Re: Page Checksums - Mailing list pgsql-hackers

From Kevin Grittner
Subject Re: Page Checksums
Date
Msg-id 4EF073400200002500043E80@gw.wicourts.gov
Whole thread Raw
In response to Re: Page Checksums  (Robert Haas <robertmhaas@gmail.com>)
List pgsql-hackers
Robert Haas <robertmhaas@gmail.com> wrote:
> On Mon, Dec 19, 2011 at 2:44 PM, Kevin Grittner
> <Kevin.Grittner@wicourts.gov> wrote:
>> I was thinking that we would warn when such was found, set hint
>> bits as needed, and rewrite with the new CRC.  In the unlikely
>> event that it was a torn hint-bit-only page update, it would be a
>> warning about something which is a benign side-effect of the OS
>> or hardware crash.
> 
> But that's terrible.  Surely you don't want to tell people:
> 
> WARNING:  Your database is corrupted, or maybe not.  But don't
> worry, I modified the data block so that you won't get this
> warning again.
> 
> OK, I guess I'm not sure that you don't want to tell people that. 
> But *I* don't!
Well, I would certainly change that to comply with standard message
style guidelines.  ;-)
But the alternatives I've heard so far bother me more.  It sounds
like the most-often suggested alternative is:
ERROR (or stronger?):  page checksum failed in relation 999 page 9
DETAIL:  This may not actually affect the validity of any tuples,
since it could be a flipped bit in the checksum itself or dead
space, but we're shutting you down just in case.

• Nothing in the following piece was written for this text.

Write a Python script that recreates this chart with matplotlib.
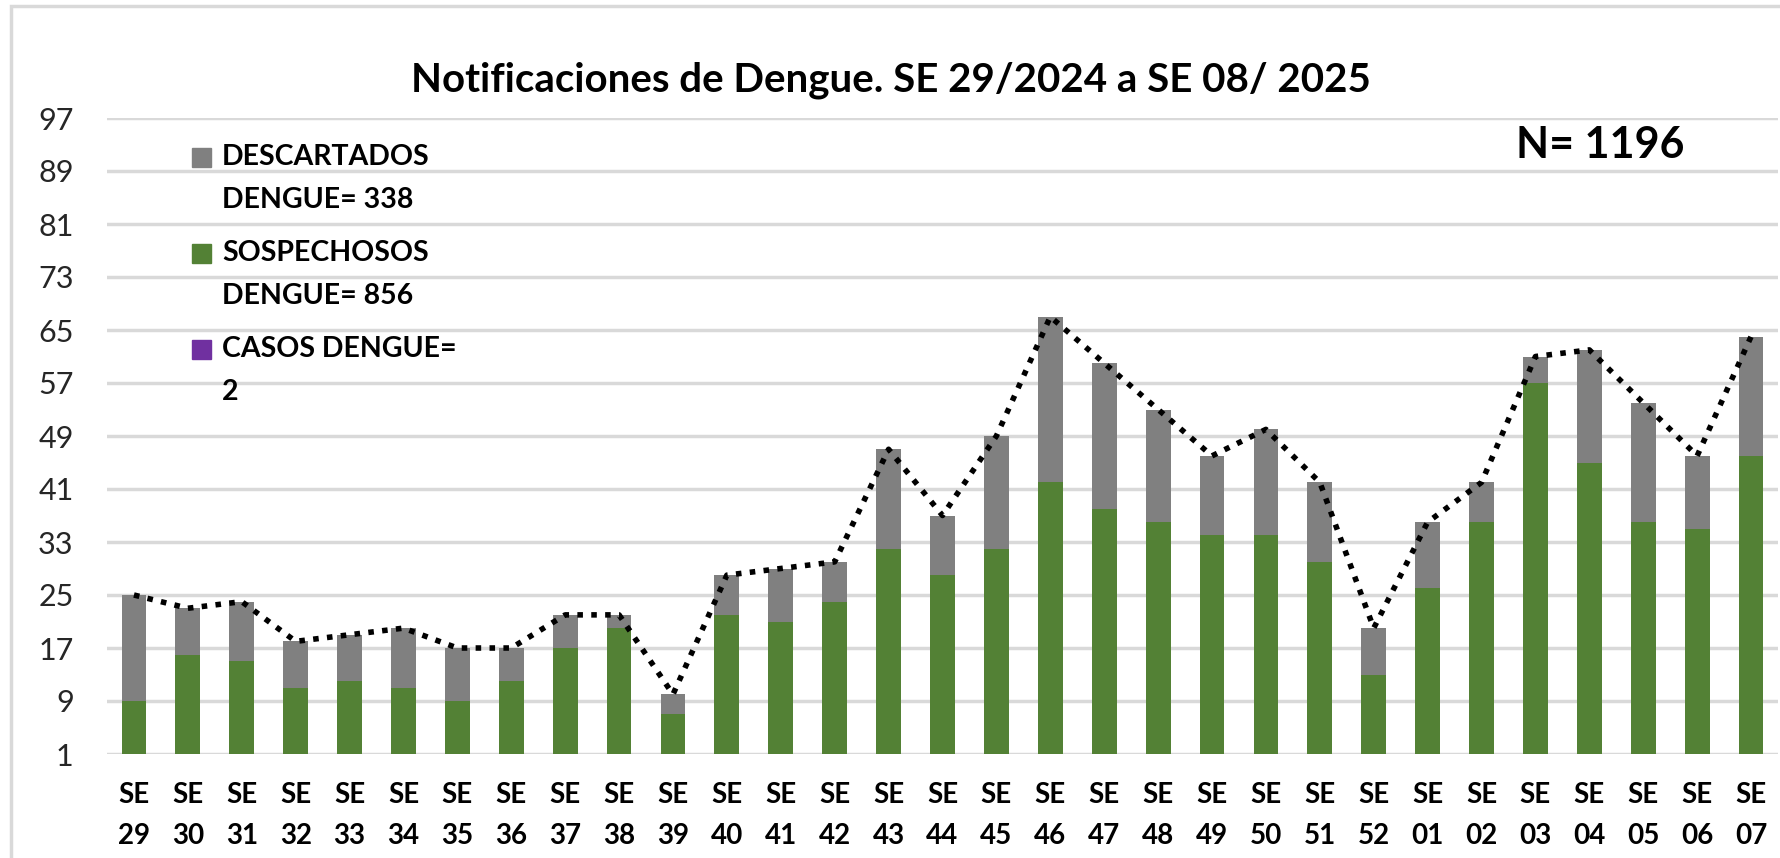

HINT:  You won't be able to read anything on this page, even if it
appears to be well-formed, without stopping your database and using
some arcane tool you've never heard of before to examine and
hand-modify the page.  Any query which accesses this table may fail
in the same way.
The warning level message will be followed by something more severe
if the page or a needed tuple is mangled in a way that it would not
be used.  I guess the biggest risk here is that there is real damage
to data which doesn't generate a stronger response, and the users
are ignoring warning messages.  I'm not sure what to do about that,
but the above error doesn't seem like the right solution.
Assuming we do something about the "torn page on hint-bit only
write" issue, by moving the hint bits to somewhere else or logging
their writes, what would you suggest is the right thing to do when a
page is read with a checksum which doesn't match page contents?